The request:
All the data must come back unchanged, except that pictures are left out.

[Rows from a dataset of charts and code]
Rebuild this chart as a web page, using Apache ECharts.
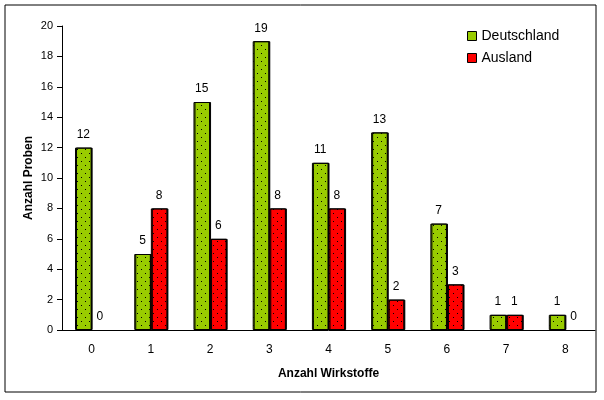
<!DOCTYPE html>
<html><head><meta charset="utf-8">
<script src="https://cdn.jsdelivr.net/npm/echarts@6/dist/echarts.min.js"></script>
<style>html,body{margin:0;padding:0;background:#fff}#c{width:604px;height:400px}</style>
</head><body><div id="c"></div>
<script>
const categories = ['0','1','2','3','4','5','6','7','8'];
const deutschland = [12,5,15,19,11,13,7,1,1];
const ausland = [0,8,6,8,8,2,3,1,0];
const yTicks = {min:0, max:20, interval:2};

function pattern(bg){
  const c=document.createElement('canvas');c.width=8;c.height=8;
  const g=c.getContext('2d');g.fillStyle=bg;g.fillRect(0,0,8,8);
  g.fillStyle='#000';g.fillRect(1,1,1,1);g.fillRect(5,5,1,1);
  return {image:c,repeat:'repeat'};
}
const chart=echarts.init(document.getElementById('c'),null,{renderer:'canvas'});
const font='Liberation Sans, Arial, sans-serif';
function series(name,data,color){
  return {name,type:'bar',
    data:data.map(v=>v===0?{value:0,itemStyle:{borderWidth:0,shadowColor:'transparent'}}:v),
    barGap:'0%',barCategoryGap:'44%',
    itemStyle:{color:pattern(color),borderColor:'#000',borderWidth:1,shadowColor:'#000',shadowOffsetX:1,shadowOffsetY:0,shadowBlur:0},
    label:{show:true,position:'top',distance:7,color:'#000',fontFamily:font,fontSize:12},
    emphasis:{disabled:true}};
}
chart.setOption({
  animation:false,
  graphic:[{type:'rect',shape:{x:5,y:5,width:591,height:387},style:{fill:'none',stroke:'#000',lineWidth:1}}],
  grid:{left:62,top:26,right:9,bottom:70},
  legend:{orient:'vertical',left:462,top:24,icon:'rect',itemWidth:9,itemHeight:9,itemGap:8,
    textStyle:{fontFamily:font,fontSize:14,color:'#000'},
    data:[{name:'Deutschland',itemStyle:{color:'#99CC00',borderColor:'#000',borderWidth:1}},{name:'Ausland',itemStyle:{color:'#FF0000',borderColor:'#000',borderWidth:1}}]},
  xAxis:{type:'category',data:categories,name:'Anzahl Wirkstoffe',nameLocation:'middle',nameGap:38,
    nameTextStyle:{fontFamily:font,fontWeight:'bold',fontSize:12,color:'#000'},
    axisLine:{lineStyle:{color:'#000'}},axisTick:{length:5,lineStyle:{color:'#000'}},
    axisLabel:{color:'#000',fontFamily:font,fontSize:12,margin:14}},
  yAxis:{type:'value',min:yTicks.min,max:yTicks.max,interval:yTicks.interval,name:'Anzahl Proben',nameLocation:'middle',nameGap:27,nameMoveOverlap:false,
    nameTextStyle:{fontFamily:font,fontWeight:'bold',fontSize:12,color:'#000'},
    splitLine:{show:false},axisLine:{show:true,lineStyle:{color:'#000'}},axisTick:{show:true,length:5,lineStyle:{color:'#000'}},
    axisLabel:{color:'#000',fontFamily:font,fontSize:11,margin:9}},
  series:[series('Deutschland',deutschland,'#99CC00'),series('Ausland',ausland,'#FF0000')]
});
</script></body></html>
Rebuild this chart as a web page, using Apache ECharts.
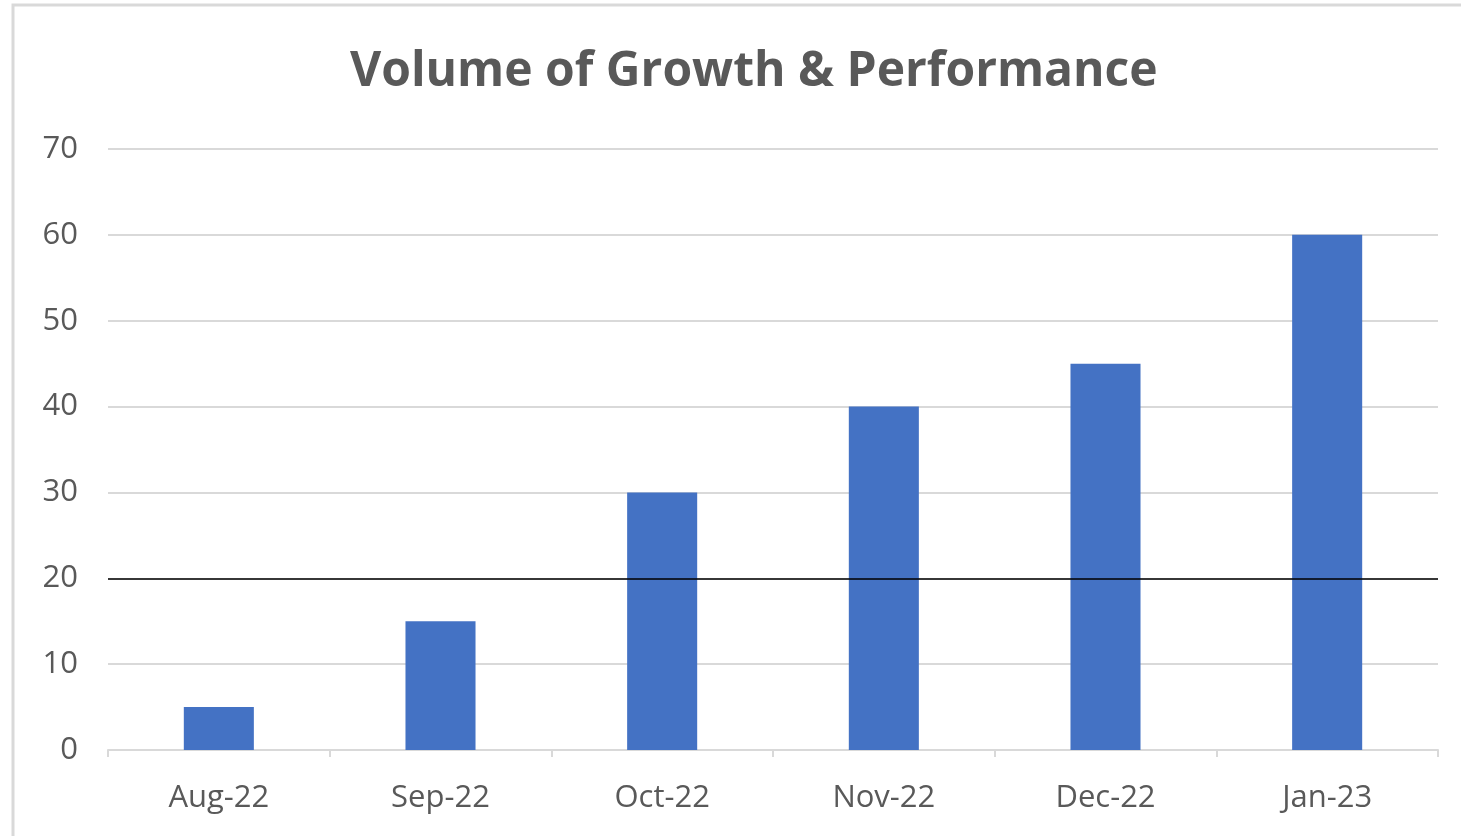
<!DOCTYPE html>
<html>
<head>
<meta charset="utf-8">
<script src="https://cdn.jsdelivr.net/npm/echarts@6/dist/echarts.min.js"></script>
<style>
  html, body { margin: 0; padding: 0; background: #fff; }
  #chart { width: 1461px; height: 836px; }
</style>
</head>
<body>
<div id="chart"></div>
<script>
const months = ['Aug-22', 'Sep-22', 'Oct-22', 'Nov-22', 'Dec-22', 'Jan-23']
const volumes = [5, 15, 30, 40, 45, 60]
const targetLine = 20

const chart = echarts.init(document.getElementById('chart'))
chart.setOption({
  animation: false,
  backgroundColor: '#fff',
  title: {
    text: 'Volume of Growth & Performance',
    left: 345,
    top: 43,
    textStyle: {
      fontFamily: 'Open Sans',
      fontWeight: 'bold',
      fontSize: 48,
      color: '#595959'
    }
  },
  graphic: [{
    type: 'polyline',
    shape: { points: [[13, 840], [13, 5], [1465, 5]] },
    style: { stroke: '#d9d9d9', lineWidth: 3, fill: null }
  }],
  grid: { left: 108, right: 23, top: 149, bottom: 86 },
  xAxis: {
    type: 'category',
    data: months,
    axisLine: { lineStyle: { color: '#d9d9d9', width: 2 } },
    axisTick: { show: true, length: 7, lineStyle: { color: '#d9d9d9', width: 2 } },
    axisLabel: { color: '#595959', fontSize: 31, fontFamily: 'Open Sans', margin: 33 }
  },
  yAxis: {
    type: 'value',
    min: 0,
    max: 70,
    interval: 10,
    axisLine: { show: false },
    axisTick: { show: false },
    splitLine: { lineStyle: { color: '#d9d9d9', width: 2 } },
    axisLabel: { color: '#595959', fontSize: 31, fontFamily: 'Open Sans', margin: 30 }
  },
  series: [{
    type: 'bar',
    data: volumes,
    barWidth: '31.6%',
    itemStyle: { color: '#4472C4' },
    markLine: {
      silent: true,
      symbol: 'none',
      label: { show: false },
      lineStyle: { color: '#000', width: 1.5, type: 'solid' },
      data: [{ yAxis: targetLine }]
    }
  }]
})
</script>
</body>
</html>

Answer to the problem:
Rebuild this chart as a web page, using Apache ECharts.
<!DOCTYPE html>
<html><head><meta charset="utf-8">
<script src="https://cdn.jsdelivr.net/npm/echarts@6/dist/echarts.min.js"></script>
<style>html,body{margin:0;padding:0;background:#fff}#c{width:604px;height:400px}</style>
</head><body><div id="c"></div>
<script>
const categories = ['0','1','2','3','4','5','6','7','8'];
const deutschland = [12,5,15,19,11,13,7,1,1];
const ausland = [0,8,6,8,8,2,3,1,0];
const yTicks = {min:0, max:20, interval:2};

function pattern(bg){
  const c=document.createElement('canvas');c.width=8;c.height=8;
  const g=c.getContext('2d');g.fillStyle=bg;g.fillRect(0,0,8,8);
  g.fillStyle='#000';g.fillRect(1,1,1,1);g.fillRect(5,5,1,1);
  return {image:c,repeat:'repeat'};
}
const chart=echarts.init(document.getElementById('c'),null,{renderer:'canvas'});
const font='Liberation Sans, Arial, sans-serif';
function series(name,data,color){
  return {name,type:'bar',
    data:data.map(v=>v===0?{value:0,itemStyle:{borderWidth:0,shadowColor:'transparent'}}:v),
    barGap:'0%',barCategoryGap:'44%',
    itemStyle:{color:pattern(color),borderColor:'#000',borderWidth:1,shadowColor:'#000',shadowOffsetX:1,shadowOffsetY:0,shadowBlur:0},
    label:{show:true,position:'top',distance:7,color:'#000',fontFamily:font,fontSize:12},
    emphasis:{disabled:true}};
}
chart.setOption({
  animation:false,
  graphic:[{type:'rect',shape:{x:5,y:5,width:591,height:387},style:{fill:'none',stroke:'#000',lineWidth:1}}],
  grid:{left:62,top:26,right:9,bottom:70},
  legend:{orient:'vertical',left:462,top:24,icon:'rect',itemWidth:9,itemHeight:9,itemGap:8,
    textStyle:{fontFamily:font,fontSize:14,color:'#000'},
    data:[{name:'Deutschland',itemStyle:{color:'#99CC00',borderColor:'#000',borderWidth:1}},{name:'Ausland',itemStyle:{color:'#FF0000',borderColor:'#000',borderWidth:1}}]},
  xAxis:{type:'category',data:categories,name:'Anzahl Wirkstoffe',nameLocation:'middle',nameGap:38,
    nameTextStyle:{fontFamily:font,fontWeight:'bold',fontSize:12,color:'#000'},
    axisLine:{lineStyle:{color:'#000'}},axisTick:{length:5,lineStyle:{color:'#000'}},
    axisLabel:{color:'#000',fontFamily:font,fontSize:12,margin:14}},
  yAxis:{type:'value',min:yTicks.min,max:yTicks.max,interval:yTicks.interval,name:'Anzahl Proben',nameLocation:'middle',nameGap:27,nameMoveOverlap:false,
    nameTextStyle:{fontFamily:font,fontWeight:'bold',fontSize:12,color:'#000'},
    splitLine:{show:false},axisLine:{show:true,lineStyle:{color:'#000'}},axisTick:{show:true,length:5,lineStyle:{color:'#000'}},
    axisLabel:{color:'#000',fontFamily:font,fontSize:11,margin:9}},
  series:[series('Deutschland',deutschland,'#99CC00'),series('Ausland',ausland,'#FF0000')]
});
</script></body></html>
Rebuild this chart as a web page, using Apache ECharts.
<!DOCTYPE html>
<html>
<head>
<meta charset="utf-8">
<script src="https://cdn.jsdelivr.net/npm/echarts@6/dist/echarts.min.js"></script>
<style>
  html, body { margin: 0; padding: 0; background: #fff; }
  #chart { width: 1461px; height: 836px; }
</style>
</head>
<body>
<div id="chart"></div>
<script>
const months = ['Aug-22', 'Sep-22', 'Oct-22', 'Nov-22', 'Dec-22', 'Jan-23']
const volumes = [5, 15, 30, 40, 45, 60]
const targetLine = 20

const chart = echarts.init(document.getElementById('chart'))
chart.setOption({
  animation: false,
  backgroundColor: '#fff',
  title: {
    text: 'Volume of Growth & Performance',
    left: 345,
    top: 43,
    textStyle: {
      fontFamily: 'Open Sans',
      fontWeight: 'bold',
      fontSize: 48,
      color: '#595959'
    }
  },
  graphic: [{
    type: 'polyline',
    shape: { points: [[13, 840], [13, 5], [1465, 5]] },
    style: { stroke: '#d9d9d9', lineWidth: 3, fill: null }
  }],
  grid: { left: 108, right: 23, top: 149, bottom: 86 },
  xAxis: {
    type: 'category',
    data: months,
    axisLine: { lineStyle: { color: '#d9d9d9', width: 2 } },
    axisTick: { show: true, length: 7, lineStyle: { color: '#d9d9d9', width: 2 } },
    axisLabel: { color: '#595959', fontSize: 31, fontFamily: 'Open Sans', margin: 33 }
  },
  yAxis: {
    type: 'value',
    min: 0,
    max: 70,
    interval: 10,
    axisLine: { show: false },
    axisTick: { show: false },
    splitLine: { lineStyle: { color: '#d9d9d9', width: 2 } },
    axisLabel: { color: '#595959', fontSize: 31, fontFamily: 'Open Sans', margin: 30 }
  },
  series: [{
    type: 'bar',
    data: volumes,
    barWidth: '31.6%',
    itemStyle: { color: '#4472C4' },
    markLine: {
      silent: true,
      symbol: 'none',
      label: { show: false },
      lineStyle: { color: '#000', width: 1.5, type: 'solid' },
      data: [{ yAxis: targetLine }]
    }
  }]
})
</script>
</body>
</html>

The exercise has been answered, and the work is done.